* [EXERCISE TASK]: Output each line exactly as it appears, skipping any embedded picture.
---
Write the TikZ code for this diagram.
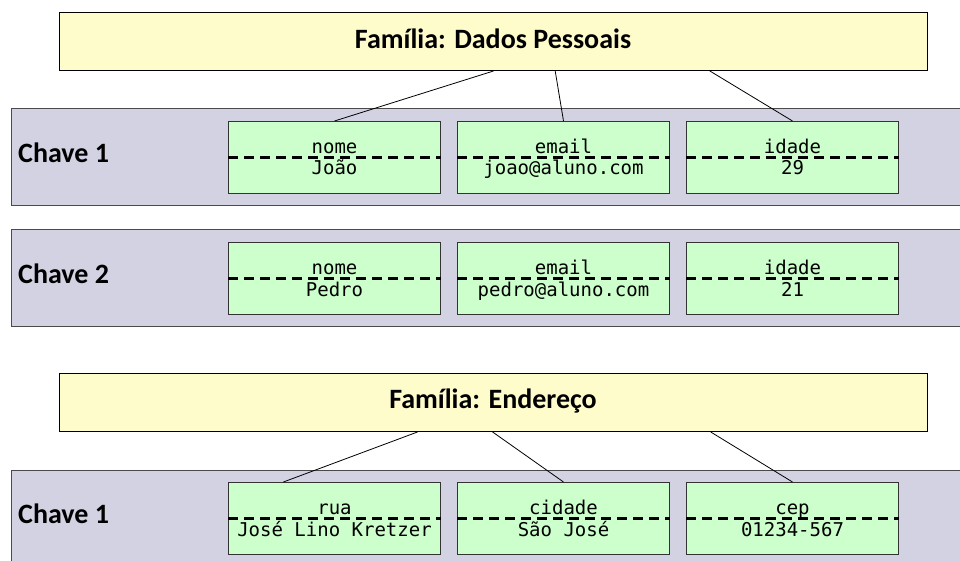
\documentclass[tikz,border=0pt]{standalone}
\usepackage{fontspec}
\setmainfont{Carlito}
\newfontfamily\monof{DejaVu Sans Mono}
\usetikzlibrary{calc}

\definecolor{famfill}{HTML}{FFFCCC}
\definecolor{cellfill}{HTML}{CCFFCC}
\definecolor{rowfill}{HTML}{D2D2E3}
\definecolor{rowline}{HTML}{4A4A4A}
\definecolor{cellline}{HTML}{333333}

\tikzset{
  fam/.style={draw=black, fill=famfill, line width=1pt, inner sep=0pt,
    minimum width=868pt, minimum height=58pt, anchor=north west},
  rowbox/.style={draw=rowline, fill=rowfill, line width=1.3pt, inner sep=0pt,
    minimum width=970pt, anchor=north west},
  cell/.style={draw=cellline, fill=cellfill, line width=1pt, inner sep=0pt,
    minimum width=212pt, minimum height=72pt, anchor=north west},
  divider/.style={line width=2.3pt, dash pattern=on 10pt off 6pt},
  link/.style={line width=0.8pt, draw=black},
  famtitle/.style={font=\fontsize{28}{32}\selectfont\bfseries, anchor=base, inner sep=0pt},
  keylabel/.style={font=\fontsize{28}{32}\selectfont\bfseries, anchor=base west, inner sep=0pt},
  hdr/.style={font=\monof\fontsize{19}{22}\selectfont, anchor=base, inner sep=0pt},
  val/.style={font=\monof\fontsize{19}{22}\selectfont, anchor=base, inner sep=0pt},
}

% one column of a row: name, left x, top y, column name, stored value
\newcommand\datacell[5]{%
  \node[cell] (#1) at (#2,#3) {};
  \draw[divider] (#1.west) -- (#1.east);
  \node[hdr] at ([yshift=4pt]#1.center) {#4};
  \node[val] at ([yshift=-17.5pt]#1.center) {#5};
}

\begin{document}
\begin{tikzpicture}[x=1pt, y=-1pt]
  \useasboundingbox (0,0) rectangle (960,561);

  % column family: personal data
  \node[fam] (famA) at (59,12) {};
  \node[famtitle] at (493,48.5) {Família: Dados Pessoais};

  % row key 1
  \node[rowbox, minimum height=97pt] (rowA) at (11,108) {};
  \node[keylabel] at (18,162.5) {Chave 1};
  \datacell{aNome}{228}{121}{nome}{João}
  \datacell{aEmail}{457}{121}{email}{joao@aluno.com}
  \datacell{aIdade}{686}{121}{idade}{29}

  \draw[link] ($(famA.south west)!0.5!(famA.south east)$) -- (aNome.north);
  \draw[link] ($(famA.south west)!0.571!(famA.south east)$) -- (aEmail.north);
  \draw[link] ($(famA.south west)!0.749!(famA.south east)$) -- (aIdade.north);

  % row key 2
  \node[rowbox, minimum height=97pt] (rowB) at (11,229) {};
  \node[keylabel] at (18,283.5) {Chave 2};
  \datacell{bNome}{228}{242}{nome}{Pedro}
  \datacell{bEmail}{457}{242}{email}{pedro@aluno.com}
  \datacell{bIdade}{686}{242}{idade}{21}

  % column family: address
  \node[fam] (famB) at (59,373) {};
  \node[famtitle] at (493,408.5) {Família: Endereço};

  % row key 1
  \node[rowbox, minimum height=110pt] (rowC) at (11,470) {};
  \node[keylabel] at (18,523.5) {Chave 1};
  \datacell{cRua}{228}{482}{rua}{José Lino Kretzer}
  \datacell{cCidade}{457}{482}{cidade}{São José}
  \datacell{cCep}{686}{482}{cep}{01234-567}

  \draw[link] ($(famB.south west)!0.4125!(famB.south east)$) -- ($(cRua.north west)!0.26!(cRua.north east)$);
  \draw[link] ($(famB.south west)!0.499!(famB.south east)$) -- (cCidade.north);
  \draw[link] ($(famB.south west)!0.75!(famB.south east)$) -- (cCep.north);
\end{tikzpicture}
\end{document}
---
* [PROBLEM SOLUTION]:
Write the TikZ code for this diagram.
\documentclass[tikz,border=0pt]{standalone}
\usepackage{fontspec}
\setmainfont{Carlito}
\newfontfamily\monof{DejaVu Sans Mono}
\usetikzlibrary{calc}

\definecolor{famfill}{HTML}{FFFCCC}
\definecolor{cellfill}{HTML}{CCFFCC}
\definecolor{rowfill}{HTML}{D2D2E3}
\definecolor{rowline}{HTML}{4A4A4A}
\definecolor{cellline}{HTML}{333333}

\tikzset{
  fam/.style={draw=black, fill=famfill, line width=1pt, inner sep=0pt,
    minimum width=868pt, minimum height=58pt, anchor=north west},
  rowbox/.style={draw=rowline, fill=rowfill, line width=1.3pt, inner sep=0pt,
    minimum width=970pt, anchor=north west},
  cell/.style={draw=cellline, fill=cellfill, line width=1pt, inner sep=0pt,
    minimum width=212pt, minimum height=72pt, anchor=north west},
  divider/.style={line width=2.3pt, dash pattern=on 10pt off 6pt},
  link/.style={line width=0.8pt, draw=black},
  famtitle/.style={font=\fontsize{28}{32}\selectfont\bfseries, anchor=base, inner sep=0pt},
  keylabel/.style={font=\fontsize{28}{32}\selectfont\bfseries, anchor=base west, inner sep=0pt},
  hdr/.style={font=\monof\fontsize{19}{22}\selectfont, anchor=base, inner sep=0pt},
  val/.style={font=\monof\fontsize{19}{22}\selectfont, anchor=base, inner sep=0pt},
}

% one column of a row: name, left x, top y, column name, stored value
\newcommand\datacell[5]{%
  \node[cell] (#1) at (#2,#3) {};
  \draw[divider] (#1.west) -- (#1.east);
  \node[hdr] at ([yshift=4pt]#1.center) {#4};
  \node[val] at ([yshift=-17.5pt]#1.center) {#5};
}

\begin{document}
\begin{tikzpicture}[x=1pt, y=-1pt]
  \useasboundingbox (0,0) rectangle (960,561);

  % column family: personal data
  \node[fam] (famA) at (59,12) {};
  \node[famtitle] at (493,48.5) {Família: Dados Pessoais};

  % row key 1
  \node[rowbox, minimum height=97pt] (rowA) at (11,108) {};
  \node[keylabel] at (18,162.5) {Chave 1};
  \datacell{aNome}{228}{121}{nome}{João}
  \datacell{aEmail}{457}{121}{email}{joao@aluno.com}
  \datacell{aIdade}{686}{121}{idade}{29}

  \draw[link] ($(famA.south west)!0.5!(famA.south east)$) -- (aNome.north);
  \draw[link] ($(famA.south west)!0.571!(famA.south east)$) -- (aEmail.north);
  \draw[link] ($(famA.south west)!0.749!(famA.south east)$) -- (aIdade.north);

  % row key 2
  \node[rowbox, minimum height=97pt] (rowB) at (11,229) {};
  \node[keylabel] at (18,283.5) {Chave 2};
  \datacell{bNome}{228}{242}{nome}{Pedro}
  \datacell{bEmail}{457}{242}{email}{pedro@aluno.com}
  \datacell{bIdade}{686}{242}{idade}{21}

  % column family: address
  \node[fam] (famB) at (59,373) {};
  \node[famtitle] at (493,408.5) {Família: Endereço};

  % row key 1
  \node[rowbox, minimum height=110pt] (rowC) at (11,470) {};
  \node[keylabel] at (18,523.5) {Chave 1};
  \datacell{cRua}{228}{482}{rua}{José Lino Kretzer}
  \datacell{cCidade}{457}{482}{cidade}{São José}
  \datacell{cCep}{686}{482}{cep}{01234-567}

  \draw[link] ($(famB.south west)!0.4125!(famB.south east)$) -- ($(cRua.north west)!0.26!(cRua.north east)$);
  \draw[link] ($(famB.south west)!0.499!(famB.south east)$) -- (cCidade.north);
  \draw[link] ($(famB.south west)!0.75!(famB.south east)$) -- (cCep.north);
\end{tikzpicture}
\end{document}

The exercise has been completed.